Frédi Meignan, Mountain Wildernessà franceinfo: sport
Finalement, ce n’est pas tant la neige artificielle que les associations écologistes combattent, mais la vision de la montagne qui se cache derrière. "La question c’est surtout l’utilité. En termes économiques, on investit beaucoup dans une roue de secours de moins en moins efficace", image Frédi Meignan, "C’est un piège pour les petites stations, qui prennent les subventions pour les canons en sachant que ça servira de moins en moins, puisque la période de neige se réduit. On fait prendre du retard à la vie de nos montagnes".
Un ski bashing ?
A la place du "tout ski à tout prix", les associations militent pour une transition vers de nouveaux modèles économiques. "Nous accuser de ski bashing, c’est très réducteur de notre propos. L’idée est de poser les choses, mais comme le débat public est très compliqué, on en vient à des situations d’oppositions totales, mais tout le monde défend le ski", clarifie Corentin Mele. D'autant que dans l'environnement montagnard, premier témoin du réchauffement climatique, tout le monde se sent concerné par le réchauffement climatique.

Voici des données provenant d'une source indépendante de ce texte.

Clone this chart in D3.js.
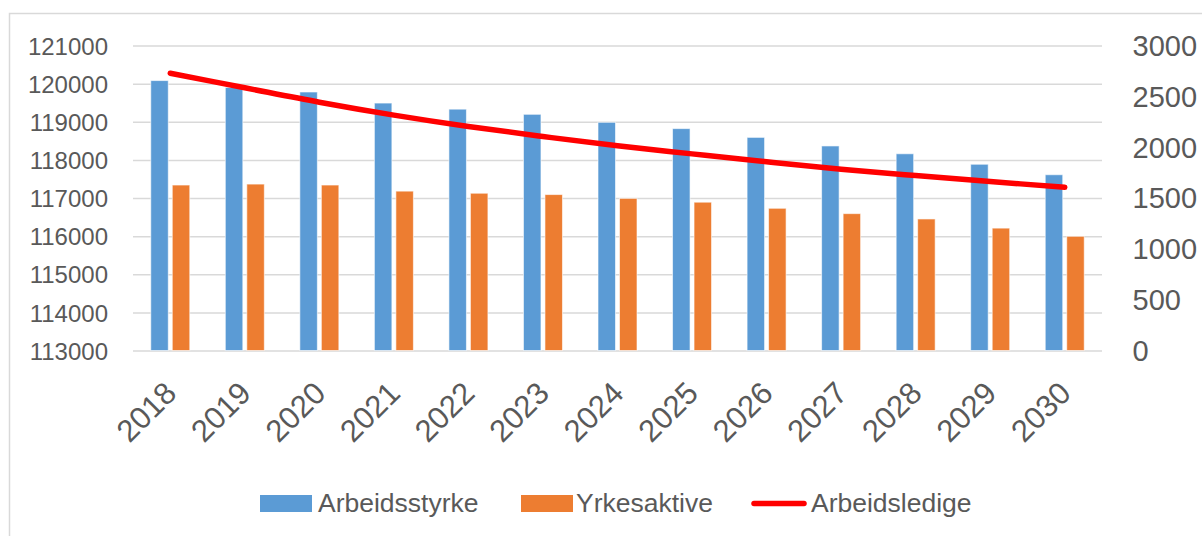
<!DOCTYPE html>
<html>
<head>
<meta charset="utf-8">
<script src="https://cdn.jsdelivr.net/npm/d3@7"></script>
<style>
  body { margin: 0; background: #fff; }
  svg { display: block; font-family: 'Liberation Sans', Arial, sans-serif; }
</style>
</head>
<body>
<svg id="chart"></svg>
<script>
const years = ['2018', '2019', '2020', '2021', '2022', '2023', '2024', '2025', '2026', '2027', '2028', '2029', '2030'];
const arbeidsstyrke = [120080, 119900, 119780, 119490, 119330, 119195, 118985, 118820, 118590, 118365, 118160, 117885, 117610];
const yrkesaktive = [117340, 117365, 117340, 117180, 117125, 117090, 116990, 116890, 116730, 116590, 116450, 116210, 115995];
const arbeidsledige = [2727, 2584, 2442, 2315, 2203, 2105, 2013, 1934, 1856, 1783, 1721, 1662, 1606];
const leftTicks = [113000, 114000, 115000, 116000, 117000, 118000, 119000, 120000, 121000];
const rightTicks = [0, 500, 1000, 1500, 2000, 2500, 3000];
const seriesNames = ['Arbeidsstyrke', 'Yrkesaktive', 'Arbeidsledige'];

const width = 1202;
const height = 536;
const plot = { left: 133, right: 1102, top: 45.5, bottom: 350.5 };
const colors = { blue: '#5B9BD5', orange: '#ED7D31', red: '#FF0000', grid: '#D9D9D9', text: '#595959' };

const svg = d3.select('#chart')
  .attr('width', width)
  .attr('height', height);

// Chart border
svg.append('rect')
  .attr('x', 9.5)
  .attr('y', 13.5)
  .attr('width', 1220)
  .attr('height', 560)
  .attr('fill', 'none')
  .attr('stroke', colors.grid)
  .attr('stroke-width', 1.5);

const x0 = d3.scaleBand()
  .domain(years)
  .range([plot.left, plot.right]);

const groupHalf = 19.5;
const x1 = d3.scaleBand()
  .domain(['a', 'y'])
  .range([x0.bandwidth() / 2 - groupHalf, x0.bandwidth() / 2 + groupHalf])
  .paddingInner(0.186);

const yLeft = d3.scaleLinear()
  .domain([113000, 121000])
  .range([plot.bottom, plot.top]);

const yRight = d3.scaleLinear()
  .domain([0, 3000])
  .range([plot.bottom, plot.top]);

// Gridlines + left axis
const leftAxis = svg.append('g')
  .attr('transform', `translate(${plot.left},0)`)
  .call(d3.axisLeft(yLeft).tickValues(leftTicks).tickSize(-(plot.right - plot.left)).tickPadding(25).tickFormat(d3.format('d')));

leftAxis.select('.domain').remove();
leftAxis.selectAll('line').attr('stroke', colors.grid).attr('stroke-width', 1.5);
leftAxis.selectAll('text')
  .attr('fill', colors.text)
  .attr('font-size', 24)
  .attr('dy', '0.36em');

// Right axis
const rightAxis = svg.append('g')
  .attr('transform', `translate(${plot.right},0)`)
  .call(d3.axisRight(yRight).tickValues(rightTicks).tickSize(0).tickPadding(30.5).tickFormat(d3.format('d')));

rightAxis.select('.domain').remove();
rightAxis.selectAll('text')
  .attr('fill', colors.text)
  .attr('font-size', 29)
  .attr('dy', '0.34em');

// X labels
svg.append('g')
  .selectAll('text')
  .data(years)
  .enter()
  .append('text')
  .attr('transform', d => `translate(${x0(d) + x0.bandwidth() / 2 + 8},395) rotate(-45)`)
  .attr('text-anchor', 'end')
  .attr('fill', colors.text)
  .attr('font-size', 31)
  .text(d => d);

// Bars
const bars = svg.append('g')
  .selectAll('g')
  .data(years)
  .enter()
  .append('g')
  .attr('transform', d => `translate(${x0(d)},0)`);

bars.append('rect')
  .attr('x', x1('a'))
  .attr('y', (d, i) => yLeft(arbeidsstyrke[i]))
  .attr('width', x1.bandwidth())
  .attr('height', (d, i) => plot.bottom - yLeft(arbeidsstyrke[i]))
  .attr('fill', colors.blue)
  .attr('stroke', 'rgba(255,255,255,0.6)')
  .attr('stroke-width', 1);

bars.append('rect')
  .attr('x', x1('y'))
  .attr('y', (d, i) => yLeft(yrkesaktive[i]))
  .attr('width', x1.bandwidth())
  .attr('height', (d, i) => plot.bottom - yLeft(yrkesaktive[i]))
  .attr('fill', colors.orange)
  .attr('stroke', 'rgba(255,255,255,0.6)')
  .attr('stroke-width', 1);

// Line (secondary axis)
const line = d3.line()
  .x((d, i) => x0(years[i]) + x0.bandwidth() / 2)
  .y(d => yRight(d))
  .curve(d3.curveCatmullRom.alpha(0.5));

svg.append('path')
  .datum(arbeidsledige)
  .attr('d', line)
  .attr('fill', 'none')
  .attr('stroke', colors.red)
  .attr('stroke-width', 5.5)
  .attr('stroke-linecap', 'round');

// Legend
const legend = svg.append('g');

legend.append('rect')
  .attr('x', 260).attr('y', 495).attr('width', 52).attr('height', 17)
  .attr('fill', colors.blue);

legend.append('rect')
  .attr('x', 521).attr('y', 495).attr('width', 52).attr('height', 17)
  .attr('fill', colors.orange);

legend.append('line')
  .attr('x1', 754).attr('x2', 804).attr('y1', 503.5).attr('y2', 503.5)
  .attr('stroke', colors.red)
  .attr('stroke-width', 5.5)
  .attr('stroke-linecap', 'round');

legend.selectAll('text')
  .data(seriesNames)
  .enter()
  .append('text')
  .attr('x', (d, i) => [318, 576, 811][i])
  .attr('y', 512)
  .attr('fill', colors.text)
  .attr('font-size', 26.5)
  .text(d => d);
</script>
</body>
</html>
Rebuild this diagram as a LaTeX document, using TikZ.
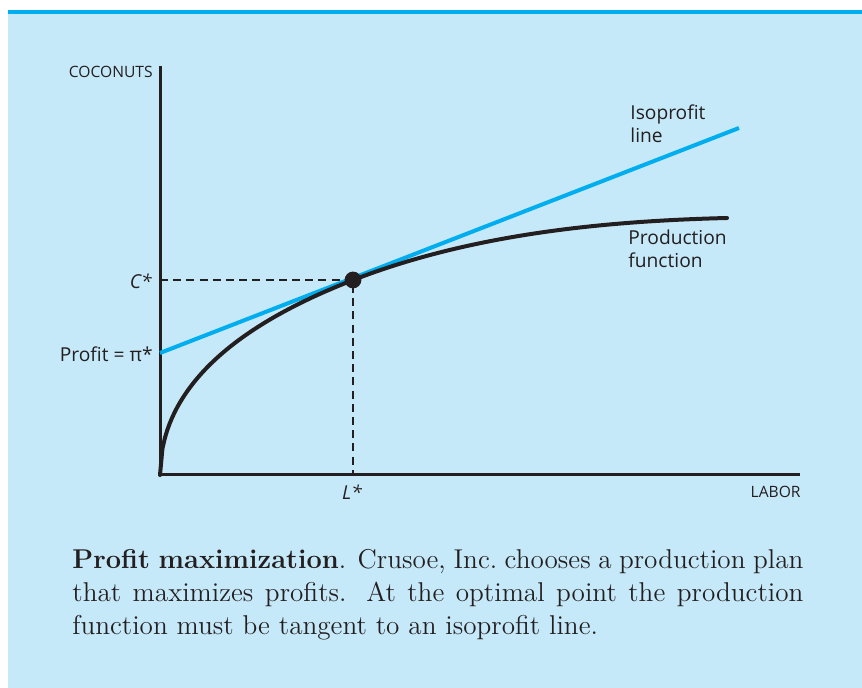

"Les enneigeurs sont devenus le symbole de cette controverse. Produire de la neige, symboliquement c’est très fort", analyse Samuel Morin, qui replace cet impact à l’échelle de la montagne : "On sait que les remontées mécaniques, la production de neige, le damage ou encore la préparation des pistes représentent moins de 5% des émissions de CO2 de la destination touristique, les 95% restants sont liés à tout ce qui concerne le transport et le chauffage des bâtiments." Carlo Carmagnola ajoute : "Une journée de raquettes dans la nature est aussi polluante que 8 heures de ski alpin sur domaine."